**Aim:**
Take each line containing "this" and report it exactly as written.

**Input:**
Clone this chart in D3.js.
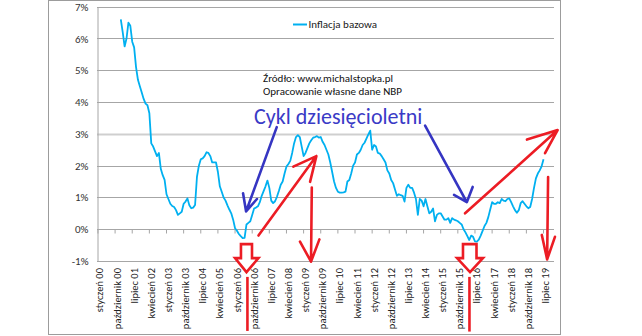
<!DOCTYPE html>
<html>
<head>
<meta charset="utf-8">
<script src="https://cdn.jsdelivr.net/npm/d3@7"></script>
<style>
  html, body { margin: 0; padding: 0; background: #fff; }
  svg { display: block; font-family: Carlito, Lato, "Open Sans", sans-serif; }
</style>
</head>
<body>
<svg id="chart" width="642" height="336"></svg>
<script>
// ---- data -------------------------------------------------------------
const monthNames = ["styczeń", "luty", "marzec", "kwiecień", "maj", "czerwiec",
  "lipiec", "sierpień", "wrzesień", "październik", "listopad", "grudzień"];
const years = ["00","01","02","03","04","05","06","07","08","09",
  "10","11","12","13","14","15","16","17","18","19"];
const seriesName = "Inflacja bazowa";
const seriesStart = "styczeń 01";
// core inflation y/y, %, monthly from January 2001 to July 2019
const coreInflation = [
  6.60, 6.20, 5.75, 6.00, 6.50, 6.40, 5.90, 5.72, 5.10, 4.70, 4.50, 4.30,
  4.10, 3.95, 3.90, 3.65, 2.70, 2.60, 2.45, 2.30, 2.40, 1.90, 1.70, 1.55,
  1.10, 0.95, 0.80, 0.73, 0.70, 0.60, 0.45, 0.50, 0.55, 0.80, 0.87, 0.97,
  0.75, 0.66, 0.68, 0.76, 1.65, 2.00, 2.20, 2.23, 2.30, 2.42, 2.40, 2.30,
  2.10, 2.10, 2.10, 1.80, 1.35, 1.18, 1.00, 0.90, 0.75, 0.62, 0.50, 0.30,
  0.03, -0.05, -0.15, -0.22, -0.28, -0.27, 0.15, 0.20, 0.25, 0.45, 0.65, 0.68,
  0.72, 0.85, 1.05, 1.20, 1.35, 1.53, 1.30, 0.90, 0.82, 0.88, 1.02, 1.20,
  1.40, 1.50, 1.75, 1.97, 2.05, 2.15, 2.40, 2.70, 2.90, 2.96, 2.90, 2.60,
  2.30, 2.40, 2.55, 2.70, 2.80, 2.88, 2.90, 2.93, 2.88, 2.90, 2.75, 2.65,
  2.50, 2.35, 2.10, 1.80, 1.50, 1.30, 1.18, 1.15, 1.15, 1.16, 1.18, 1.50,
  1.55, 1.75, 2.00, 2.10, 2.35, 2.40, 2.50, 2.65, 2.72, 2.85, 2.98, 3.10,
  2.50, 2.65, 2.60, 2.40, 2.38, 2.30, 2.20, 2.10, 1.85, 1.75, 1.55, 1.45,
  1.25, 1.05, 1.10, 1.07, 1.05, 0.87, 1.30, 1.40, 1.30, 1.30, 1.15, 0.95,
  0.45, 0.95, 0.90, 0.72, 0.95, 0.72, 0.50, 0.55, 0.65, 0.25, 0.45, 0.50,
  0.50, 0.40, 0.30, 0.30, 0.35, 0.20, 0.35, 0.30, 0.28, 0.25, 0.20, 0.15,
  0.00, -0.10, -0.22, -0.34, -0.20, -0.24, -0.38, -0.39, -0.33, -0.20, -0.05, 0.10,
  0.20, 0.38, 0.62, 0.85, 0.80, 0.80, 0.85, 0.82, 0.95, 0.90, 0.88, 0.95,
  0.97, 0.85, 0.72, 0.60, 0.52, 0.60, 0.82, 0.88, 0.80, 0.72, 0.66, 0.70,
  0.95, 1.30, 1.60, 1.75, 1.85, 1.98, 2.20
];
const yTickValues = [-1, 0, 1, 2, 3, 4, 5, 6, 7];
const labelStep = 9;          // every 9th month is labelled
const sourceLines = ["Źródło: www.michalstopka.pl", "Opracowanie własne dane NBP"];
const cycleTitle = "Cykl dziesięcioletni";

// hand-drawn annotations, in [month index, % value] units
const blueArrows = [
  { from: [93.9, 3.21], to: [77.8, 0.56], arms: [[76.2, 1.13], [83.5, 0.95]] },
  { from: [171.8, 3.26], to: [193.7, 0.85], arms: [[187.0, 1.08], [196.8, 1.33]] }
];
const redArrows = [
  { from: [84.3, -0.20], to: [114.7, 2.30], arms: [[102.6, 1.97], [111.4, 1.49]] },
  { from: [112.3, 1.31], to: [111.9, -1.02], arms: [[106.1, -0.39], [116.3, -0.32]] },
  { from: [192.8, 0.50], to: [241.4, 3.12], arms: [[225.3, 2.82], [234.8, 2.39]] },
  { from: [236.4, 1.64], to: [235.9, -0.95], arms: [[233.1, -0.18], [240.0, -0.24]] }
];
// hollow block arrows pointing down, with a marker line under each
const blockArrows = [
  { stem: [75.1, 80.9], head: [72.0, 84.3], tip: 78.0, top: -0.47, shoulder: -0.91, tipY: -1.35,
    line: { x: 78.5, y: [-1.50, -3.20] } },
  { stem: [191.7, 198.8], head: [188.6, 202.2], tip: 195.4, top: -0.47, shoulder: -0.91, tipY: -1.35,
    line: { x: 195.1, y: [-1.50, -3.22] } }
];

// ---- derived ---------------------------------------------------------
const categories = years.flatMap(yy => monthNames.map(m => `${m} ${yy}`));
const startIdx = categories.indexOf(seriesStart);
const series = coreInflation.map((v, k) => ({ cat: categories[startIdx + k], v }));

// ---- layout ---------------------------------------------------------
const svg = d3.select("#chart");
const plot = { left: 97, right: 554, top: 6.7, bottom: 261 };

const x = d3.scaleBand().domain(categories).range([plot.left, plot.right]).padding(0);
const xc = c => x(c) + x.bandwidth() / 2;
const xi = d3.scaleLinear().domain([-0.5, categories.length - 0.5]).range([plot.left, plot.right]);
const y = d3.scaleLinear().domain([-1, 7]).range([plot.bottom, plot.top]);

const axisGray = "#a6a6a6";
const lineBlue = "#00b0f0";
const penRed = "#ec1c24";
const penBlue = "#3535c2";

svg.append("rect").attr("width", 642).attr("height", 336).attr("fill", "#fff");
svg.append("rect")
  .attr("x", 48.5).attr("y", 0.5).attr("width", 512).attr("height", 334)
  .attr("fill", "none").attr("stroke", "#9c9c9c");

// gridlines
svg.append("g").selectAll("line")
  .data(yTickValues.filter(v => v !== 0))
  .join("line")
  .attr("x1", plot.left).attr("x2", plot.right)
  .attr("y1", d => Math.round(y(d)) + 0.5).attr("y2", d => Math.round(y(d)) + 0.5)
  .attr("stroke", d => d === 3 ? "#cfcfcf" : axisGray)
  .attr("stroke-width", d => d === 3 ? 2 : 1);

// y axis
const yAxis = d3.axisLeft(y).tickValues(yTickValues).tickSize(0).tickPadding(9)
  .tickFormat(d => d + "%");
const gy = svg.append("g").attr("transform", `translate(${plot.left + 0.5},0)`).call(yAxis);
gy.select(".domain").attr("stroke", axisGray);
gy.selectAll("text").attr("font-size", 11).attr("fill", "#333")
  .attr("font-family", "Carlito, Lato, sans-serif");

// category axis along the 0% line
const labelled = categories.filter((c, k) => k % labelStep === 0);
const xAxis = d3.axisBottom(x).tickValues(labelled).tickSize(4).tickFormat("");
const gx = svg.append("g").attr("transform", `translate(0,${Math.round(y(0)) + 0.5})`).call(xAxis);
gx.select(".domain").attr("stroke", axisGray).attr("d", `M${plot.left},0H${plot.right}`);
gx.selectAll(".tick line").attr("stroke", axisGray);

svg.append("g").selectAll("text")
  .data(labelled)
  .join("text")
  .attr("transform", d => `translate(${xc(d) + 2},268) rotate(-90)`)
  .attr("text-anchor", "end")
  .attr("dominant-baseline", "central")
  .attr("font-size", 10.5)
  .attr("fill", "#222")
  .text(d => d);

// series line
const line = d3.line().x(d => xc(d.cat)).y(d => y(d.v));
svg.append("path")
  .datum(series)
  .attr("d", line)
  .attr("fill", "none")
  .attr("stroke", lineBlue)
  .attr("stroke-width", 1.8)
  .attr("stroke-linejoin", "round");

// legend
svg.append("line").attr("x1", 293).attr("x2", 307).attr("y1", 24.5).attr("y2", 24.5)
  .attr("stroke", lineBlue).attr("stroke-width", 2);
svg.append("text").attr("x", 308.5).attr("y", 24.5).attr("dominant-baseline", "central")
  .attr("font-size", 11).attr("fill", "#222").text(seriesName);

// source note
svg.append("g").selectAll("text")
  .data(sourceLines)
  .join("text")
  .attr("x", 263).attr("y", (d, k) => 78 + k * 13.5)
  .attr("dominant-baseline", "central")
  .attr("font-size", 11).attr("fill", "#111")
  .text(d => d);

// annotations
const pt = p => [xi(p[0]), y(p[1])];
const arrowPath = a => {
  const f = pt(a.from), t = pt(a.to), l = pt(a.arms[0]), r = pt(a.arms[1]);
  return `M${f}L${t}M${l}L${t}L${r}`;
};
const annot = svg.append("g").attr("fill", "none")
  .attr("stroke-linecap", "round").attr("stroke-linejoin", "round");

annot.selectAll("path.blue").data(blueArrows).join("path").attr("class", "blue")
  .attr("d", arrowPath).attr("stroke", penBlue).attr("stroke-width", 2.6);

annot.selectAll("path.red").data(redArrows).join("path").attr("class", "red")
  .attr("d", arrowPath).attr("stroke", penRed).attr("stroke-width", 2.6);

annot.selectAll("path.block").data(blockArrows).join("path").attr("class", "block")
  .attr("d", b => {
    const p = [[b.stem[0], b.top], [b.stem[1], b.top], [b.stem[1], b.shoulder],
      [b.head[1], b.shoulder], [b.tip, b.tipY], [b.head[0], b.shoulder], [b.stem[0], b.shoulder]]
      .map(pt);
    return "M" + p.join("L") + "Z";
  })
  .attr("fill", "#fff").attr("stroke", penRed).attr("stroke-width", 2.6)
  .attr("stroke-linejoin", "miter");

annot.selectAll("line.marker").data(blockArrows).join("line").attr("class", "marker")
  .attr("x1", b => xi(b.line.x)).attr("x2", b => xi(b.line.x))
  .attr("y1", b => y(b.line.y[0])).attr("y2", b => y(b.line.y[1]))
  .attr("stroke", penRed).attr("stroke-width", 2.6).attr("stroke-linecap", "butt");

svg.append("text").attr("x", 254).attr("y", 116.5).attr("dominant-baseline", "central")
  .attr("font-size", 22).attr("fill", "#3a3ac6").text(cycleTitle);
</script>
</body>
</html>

* * *

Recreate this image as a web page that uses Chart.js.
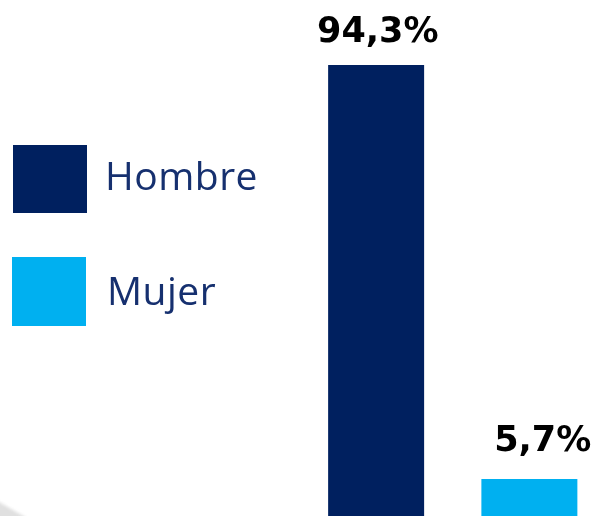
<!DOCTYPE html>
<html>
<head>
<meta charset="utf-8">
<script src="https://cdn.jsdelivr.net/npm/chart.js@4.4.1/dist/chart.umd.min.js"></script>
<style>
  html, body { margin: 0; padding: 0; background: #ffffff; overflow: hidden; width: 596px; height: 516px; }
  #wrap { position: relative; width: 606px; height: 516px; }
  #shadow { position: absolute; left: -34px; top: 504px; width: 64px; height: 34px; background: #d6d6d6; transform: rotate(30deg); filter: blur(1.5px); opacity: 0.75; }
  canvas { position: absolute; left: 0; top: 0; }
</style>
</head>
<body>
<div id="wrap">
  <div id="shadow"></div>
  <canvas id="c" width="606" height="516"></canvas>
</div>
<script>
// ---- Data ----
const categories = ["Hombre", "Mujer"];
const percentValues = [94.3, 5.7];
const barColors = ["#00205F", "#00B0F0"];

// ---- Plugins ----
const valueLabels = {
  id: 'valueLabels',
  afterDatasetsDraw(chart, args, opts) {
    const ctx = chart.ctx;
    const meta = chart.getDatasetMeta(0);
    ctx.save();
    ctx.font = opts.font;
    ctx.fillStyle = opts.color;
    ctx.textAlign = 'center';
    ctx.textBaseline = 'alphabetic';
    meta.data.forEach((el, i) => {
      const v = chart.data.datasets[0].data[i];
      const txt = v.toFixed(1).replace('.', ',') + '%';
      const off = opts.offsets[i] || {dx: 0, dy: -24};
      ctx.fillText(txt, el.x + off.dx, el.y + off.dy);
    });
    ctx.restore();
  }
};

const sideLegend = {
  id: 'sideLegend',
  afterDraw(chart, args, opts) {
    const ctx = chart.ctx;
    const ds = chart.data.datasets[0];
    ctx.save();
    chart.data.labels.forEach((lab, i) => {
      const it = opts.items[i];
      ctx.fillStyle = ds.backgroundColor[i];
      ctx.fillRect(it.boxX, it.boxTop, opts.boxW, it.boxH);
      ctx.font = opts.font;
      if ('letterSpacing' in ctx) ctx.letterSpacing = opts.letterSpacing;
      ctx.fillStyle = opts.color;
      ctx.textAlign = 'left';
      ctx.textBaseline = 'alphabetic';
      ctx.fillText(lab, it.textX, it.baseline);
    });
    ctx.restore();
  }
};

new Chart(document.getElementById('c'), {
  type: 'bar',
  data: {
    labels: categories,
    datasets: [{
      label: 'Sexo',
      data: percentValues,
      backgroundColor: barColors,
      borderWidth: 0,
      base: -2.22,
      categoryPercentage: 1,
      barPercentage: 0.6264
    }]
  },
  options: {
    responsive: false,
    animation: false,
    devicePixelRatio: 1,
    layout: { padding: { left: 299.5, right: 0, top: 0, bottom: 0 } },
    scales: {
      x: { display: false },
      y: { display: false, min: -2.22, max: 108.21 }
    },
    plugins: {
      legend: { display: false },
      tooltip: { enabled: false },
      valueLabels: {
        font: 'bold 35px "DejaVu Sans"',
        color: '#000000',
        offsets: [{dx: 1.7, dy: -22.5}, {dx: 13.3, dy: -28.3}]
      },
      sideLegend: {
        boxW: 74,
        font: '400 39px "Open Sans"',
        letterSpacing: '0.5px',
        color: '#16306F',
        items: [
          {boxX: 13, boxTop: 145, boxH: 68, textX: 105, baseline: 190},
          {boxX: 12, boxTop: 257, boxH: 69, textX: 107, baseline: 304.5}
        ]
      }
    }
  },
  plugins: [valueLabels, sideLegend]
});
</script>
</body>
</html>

==

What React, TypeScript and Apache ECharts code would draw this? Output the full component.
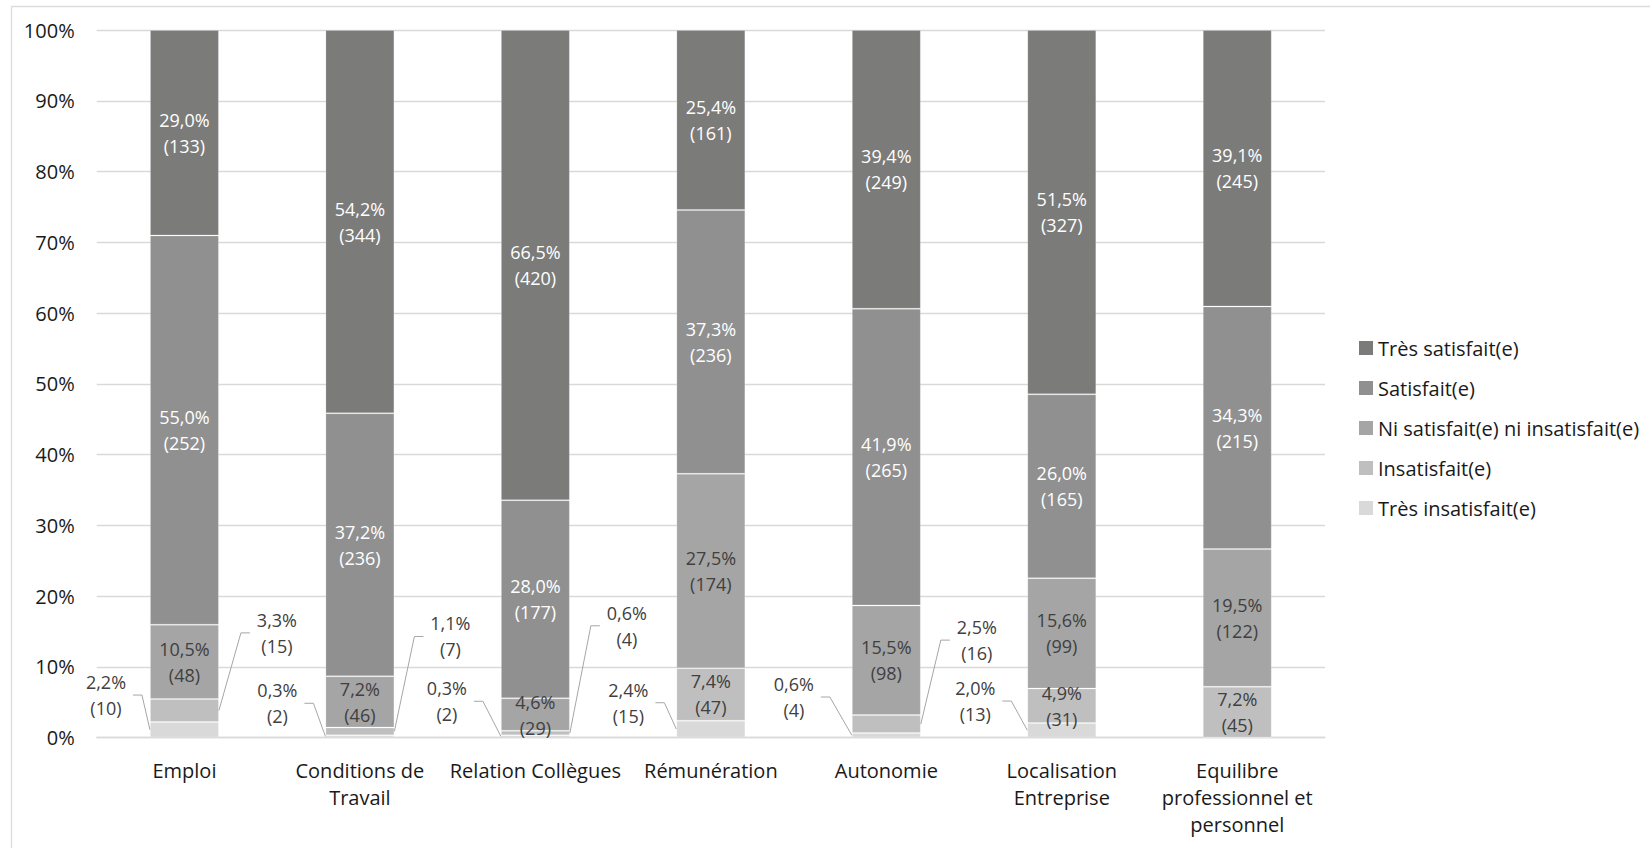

**Expected answer:**
Clone this chart in D3.js.
Recreate this image as a web page that uses Chart.js.
What React, TypeScript and Apache ECharts code would draw this? Output the full component.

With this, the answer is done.